>> begin

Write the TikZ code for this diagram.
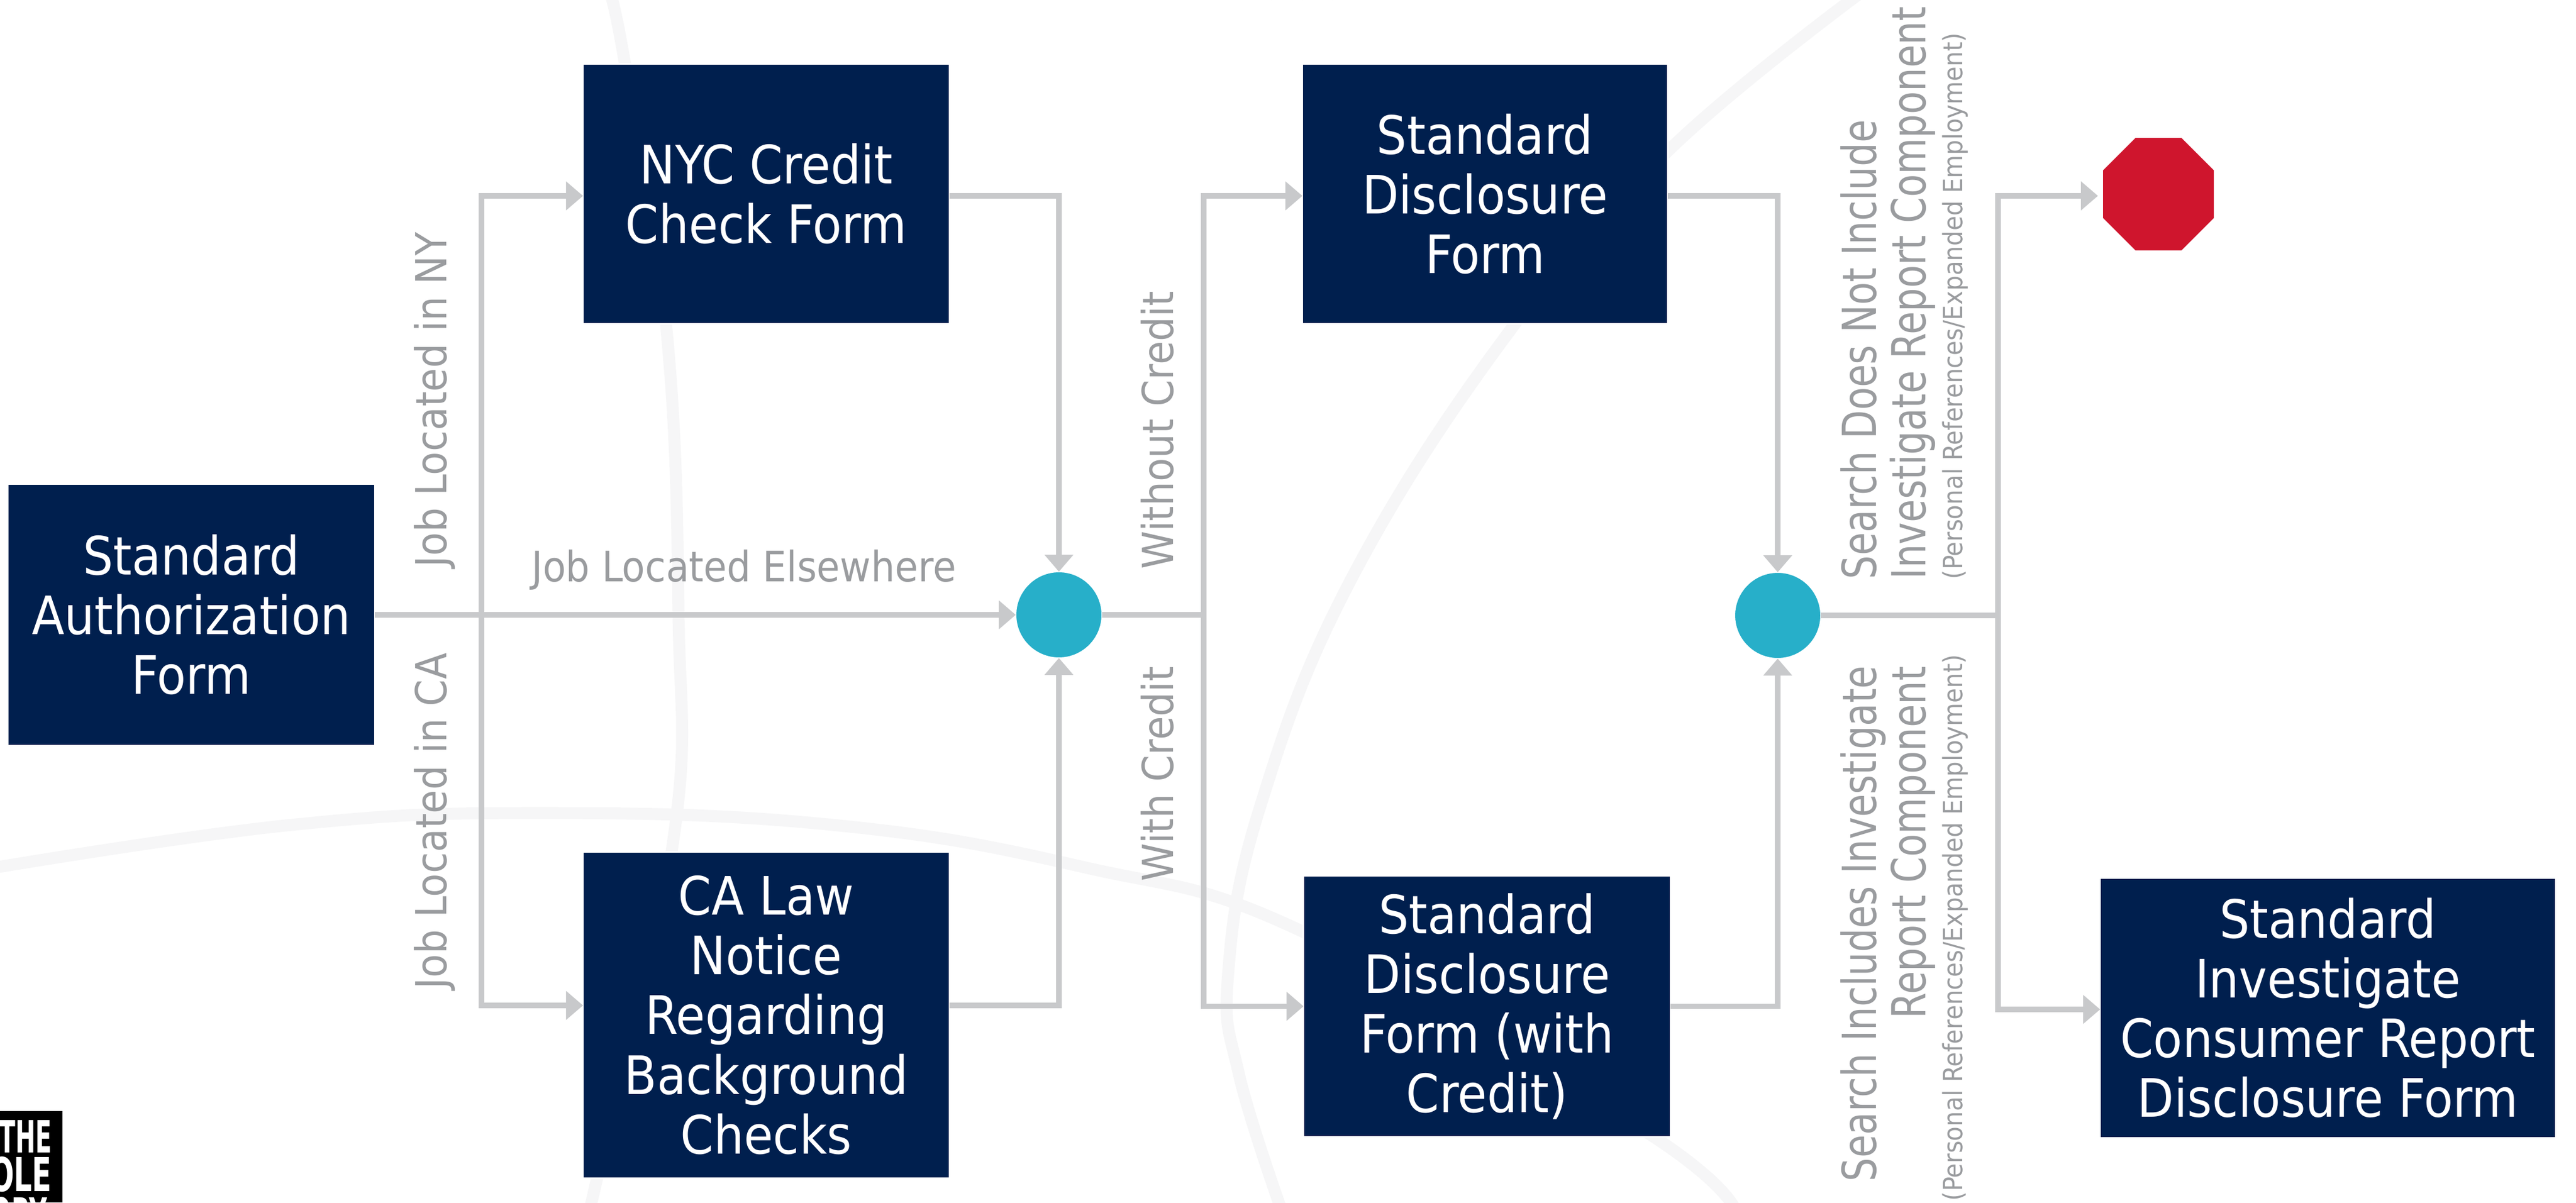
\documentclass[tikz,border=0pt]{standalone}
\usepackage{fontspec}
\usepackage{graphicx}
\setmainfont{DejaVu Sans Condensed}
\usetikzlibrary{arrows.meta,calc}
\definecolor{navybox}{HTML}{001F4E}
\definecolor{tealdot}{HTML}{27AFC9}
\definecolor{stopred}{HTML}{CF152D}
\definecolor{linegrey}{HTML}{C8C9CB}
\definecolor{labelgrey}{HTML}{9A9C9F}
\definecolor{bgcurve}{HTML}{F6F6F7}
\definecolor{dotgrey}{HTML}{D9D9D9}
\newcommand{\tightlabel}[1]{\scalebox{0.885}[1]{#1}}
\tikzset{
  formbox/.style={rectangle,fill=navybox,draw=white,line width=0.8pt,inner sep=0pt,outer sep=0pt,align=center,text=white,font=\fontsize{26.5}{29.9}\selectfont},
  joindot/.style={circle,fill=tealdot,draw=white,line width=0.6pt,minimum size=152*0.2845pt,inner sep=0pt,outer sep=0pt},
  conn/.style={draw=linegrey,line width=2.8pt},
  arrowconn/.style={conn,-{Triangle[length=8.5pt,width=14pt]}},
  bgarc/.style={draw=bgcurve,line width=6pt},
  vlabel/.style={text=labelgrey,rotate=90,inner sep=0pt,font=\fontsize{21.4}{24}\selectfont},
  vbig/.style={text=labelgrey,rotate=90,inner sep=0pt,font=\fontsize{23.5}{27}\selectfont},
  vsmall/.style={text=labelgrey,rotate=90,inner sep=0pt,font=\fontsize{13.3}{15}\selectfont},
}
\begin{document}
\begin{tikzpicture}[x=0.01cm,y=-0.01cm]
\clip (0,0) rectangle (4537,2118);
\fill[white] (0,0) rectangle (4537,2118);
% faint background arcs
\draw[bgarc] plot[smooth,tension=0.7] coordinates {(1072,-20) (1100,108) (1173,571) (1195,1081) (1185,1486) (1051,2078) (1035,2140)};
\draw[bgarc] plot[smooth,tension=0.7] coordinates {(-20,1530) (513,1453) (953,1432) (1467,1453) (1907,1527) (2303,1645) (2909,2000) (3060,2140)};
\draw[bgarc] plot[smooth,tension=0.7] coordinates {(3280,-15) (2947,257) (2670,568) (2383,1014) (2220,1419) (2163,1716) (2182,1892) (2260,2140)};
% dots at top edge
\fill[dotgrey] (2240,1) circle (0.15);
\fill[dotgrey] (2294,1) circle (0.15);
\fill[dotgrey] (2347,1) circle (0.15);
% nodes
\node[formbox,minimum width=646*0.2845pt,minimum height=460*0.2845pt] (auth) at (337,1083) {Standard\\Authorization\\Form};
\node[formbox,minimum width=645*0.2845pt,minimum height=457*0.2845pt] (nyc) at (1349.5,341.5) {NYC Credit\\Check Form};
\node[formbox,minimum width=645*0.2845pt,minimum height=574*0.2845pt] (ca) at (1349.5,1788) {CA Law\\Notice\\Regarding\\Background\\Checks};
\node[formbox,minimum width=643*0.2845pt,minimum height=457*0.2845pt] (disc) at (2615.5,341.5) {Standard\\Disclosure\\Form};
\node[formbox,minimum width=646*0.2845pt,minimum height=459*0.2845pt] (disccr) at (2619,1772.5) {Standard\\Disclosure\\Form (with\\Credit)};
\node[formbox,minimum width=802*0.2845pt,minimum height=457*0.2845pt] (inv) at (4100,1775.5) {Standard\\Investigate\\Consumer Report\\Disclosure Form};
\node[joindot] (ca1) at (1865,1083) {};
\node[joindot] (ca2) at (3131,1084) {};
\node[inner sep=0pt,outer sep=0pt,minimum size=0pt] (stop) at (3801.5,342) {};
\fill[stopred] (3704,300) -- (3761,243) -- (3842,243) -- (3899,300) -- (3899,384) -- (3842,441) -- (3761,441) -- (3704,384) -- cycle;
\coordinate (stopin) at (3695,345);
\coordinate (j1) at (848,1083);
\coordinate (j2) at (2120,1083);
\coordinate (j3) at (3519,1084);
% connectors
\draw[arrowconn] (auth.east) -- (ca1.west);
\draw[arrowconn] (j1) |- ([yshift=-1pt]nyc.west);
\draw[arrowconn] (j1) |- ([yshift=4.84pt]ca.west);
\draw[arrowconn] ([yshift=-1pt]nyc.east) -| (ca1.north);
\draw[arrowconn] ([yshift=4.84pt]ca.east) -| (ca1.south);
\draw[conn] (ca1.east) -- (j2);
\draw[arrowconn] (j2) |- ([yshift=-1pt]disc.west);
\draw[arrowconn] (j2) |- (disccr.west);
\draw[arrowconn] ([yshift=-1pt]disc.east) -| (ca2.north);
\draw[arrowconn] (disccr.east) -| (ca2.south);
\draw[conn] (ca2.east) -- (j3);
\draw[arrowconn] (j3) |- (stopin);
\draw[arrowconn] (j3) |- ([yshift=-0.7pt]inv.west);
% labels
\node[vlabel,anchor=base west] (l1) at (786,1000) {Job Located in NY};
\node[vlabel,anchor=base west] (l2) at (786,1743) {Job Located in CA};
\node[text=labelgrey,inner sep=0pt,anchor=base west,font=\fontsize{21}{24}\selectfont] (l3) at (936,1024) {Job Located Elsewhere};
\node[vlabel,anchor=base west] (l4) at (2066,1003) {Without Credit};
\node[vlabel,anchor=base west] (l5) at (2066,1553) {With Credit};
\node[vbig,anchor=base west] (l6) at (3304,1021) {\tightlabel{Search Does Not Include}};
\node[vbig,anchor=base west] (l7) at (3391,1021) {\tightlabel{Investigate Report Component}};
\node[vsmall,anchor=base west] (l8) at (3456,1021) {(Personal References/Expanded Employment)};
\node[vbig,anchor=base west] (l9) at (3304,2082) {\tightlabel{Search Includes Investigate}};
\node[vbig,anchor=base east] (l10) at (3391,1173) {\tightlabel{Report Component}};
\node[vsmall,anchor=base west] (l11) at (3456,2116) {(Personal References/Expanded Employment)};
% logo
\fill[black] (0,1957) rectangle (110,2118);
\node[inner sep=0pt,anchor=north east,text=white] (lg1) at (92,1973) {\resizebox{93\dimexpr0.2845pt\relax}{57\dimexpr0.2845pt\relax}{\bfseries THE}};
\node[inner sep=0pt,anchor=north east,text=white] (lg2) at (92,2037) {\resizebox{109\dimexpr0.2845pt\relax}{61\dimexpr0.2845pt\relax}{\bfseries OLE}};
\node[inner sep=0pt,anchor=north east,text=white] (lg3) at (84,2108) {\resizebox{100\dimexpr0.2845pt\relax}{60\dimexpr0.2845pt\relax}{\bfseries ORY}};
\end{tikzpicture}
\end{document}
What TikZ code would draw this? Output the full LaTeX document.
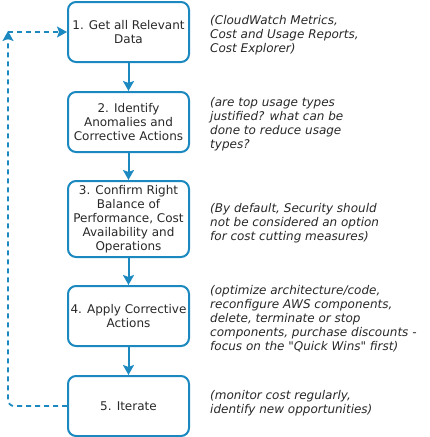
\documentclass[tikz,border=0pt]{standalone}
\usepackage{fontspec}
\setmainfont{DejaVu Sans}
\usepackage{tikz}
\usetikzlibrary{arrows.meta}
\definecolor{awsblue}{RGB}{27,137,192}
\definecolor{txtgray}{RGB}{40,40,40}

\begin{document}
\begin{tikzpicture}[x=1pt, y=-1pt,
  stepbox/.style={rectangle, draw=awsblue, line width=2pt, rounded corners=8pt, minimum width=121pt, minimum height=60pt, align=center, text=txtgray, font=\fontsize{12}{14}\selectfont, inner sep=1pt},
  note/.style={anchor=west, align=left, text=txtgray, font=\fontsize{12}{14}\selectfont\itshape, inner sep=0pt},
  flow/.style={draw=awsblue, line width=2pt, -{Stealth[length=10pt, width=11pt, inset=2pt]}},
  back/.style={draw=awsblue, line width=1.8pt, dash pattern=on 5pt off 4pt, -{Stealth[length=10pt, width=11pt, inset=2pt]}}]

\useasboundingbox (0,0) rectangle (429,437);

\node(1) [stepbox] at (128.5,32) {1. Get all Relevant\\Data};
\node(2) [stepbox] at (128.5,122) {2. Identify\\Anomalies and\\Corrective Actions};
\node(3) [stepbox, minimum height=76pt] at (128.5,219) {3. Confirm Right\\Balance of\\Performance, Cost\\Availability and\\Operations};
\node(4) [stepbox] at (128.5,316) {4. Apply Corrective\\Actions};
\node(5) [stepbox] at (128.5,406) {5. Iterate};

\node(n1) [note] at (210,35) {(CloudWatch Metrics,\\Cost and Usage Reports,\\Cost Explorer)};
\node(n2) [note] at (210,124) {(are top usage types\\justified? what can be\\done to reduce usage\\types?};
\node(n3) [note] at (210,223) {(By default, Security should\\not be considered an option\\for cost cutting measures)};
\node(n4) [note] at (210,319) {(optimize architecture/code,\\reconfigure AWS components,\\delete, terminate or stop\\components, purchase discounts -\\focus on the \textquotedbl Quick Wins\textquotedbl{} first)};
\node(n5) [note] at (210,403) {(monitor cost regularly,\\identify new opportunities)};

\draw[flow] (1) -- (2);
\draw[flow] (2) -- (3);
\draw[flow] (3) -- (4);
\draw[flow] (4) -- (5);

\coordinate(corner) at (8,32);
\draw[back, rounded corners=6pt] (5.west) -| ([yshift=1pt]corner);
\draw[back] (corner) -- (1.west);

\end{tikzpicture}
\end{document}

>> end

### Stated exercise
Using the data above, copy exactly the lines from the one containing "What TikZ code" to the one containing "(0,0) rectangle (429,437);", inclusive. Exclude the pictures.

### Solution to the problem
What TikZ code would draw this? Output the full LaTeX document.
\documentclass[tikz,border=0pt]{standalone}
\usepackage{fontspec}
\setmainfont{DejaVu Sans}
\usepackage{tikz}
\usetikzlibrary{arrows.meta}
\definecolor{awsblue}{RGB}{27,137,192}
\definecolor{txtgray}{RGB}{40,40,40}

\begin{document}
\begin{tikzpicture}[x=1pt, y=-1pt,
  stepbox/.style={rectangle, draw=awsblue, line width=2pt, rounded corners=8pt, minimum width=121pt, minimum height=60pt, align=center, text=txtgray, font=\fontsize{12}{14}\selectfont, inner sep=1pt},
  note/.style={anchor=west, align=left, text=txtgray, font=\fontsize{12}{14}\selectfont\itshape, inner sep=0pt},
  flow/.style={draw=awsblue, line width=2pt, -{Stealth[length=10pt, width=11pt, inset=2pt]}},
  back/.style={draw=awsblue, line width=1.8pt, dash pattern=on 5pt off 4pt, -{Stealth[length=10pt, width=11pt, inset=2pt]}}]

\useasboundingbox (0,0) rectangle (429,437);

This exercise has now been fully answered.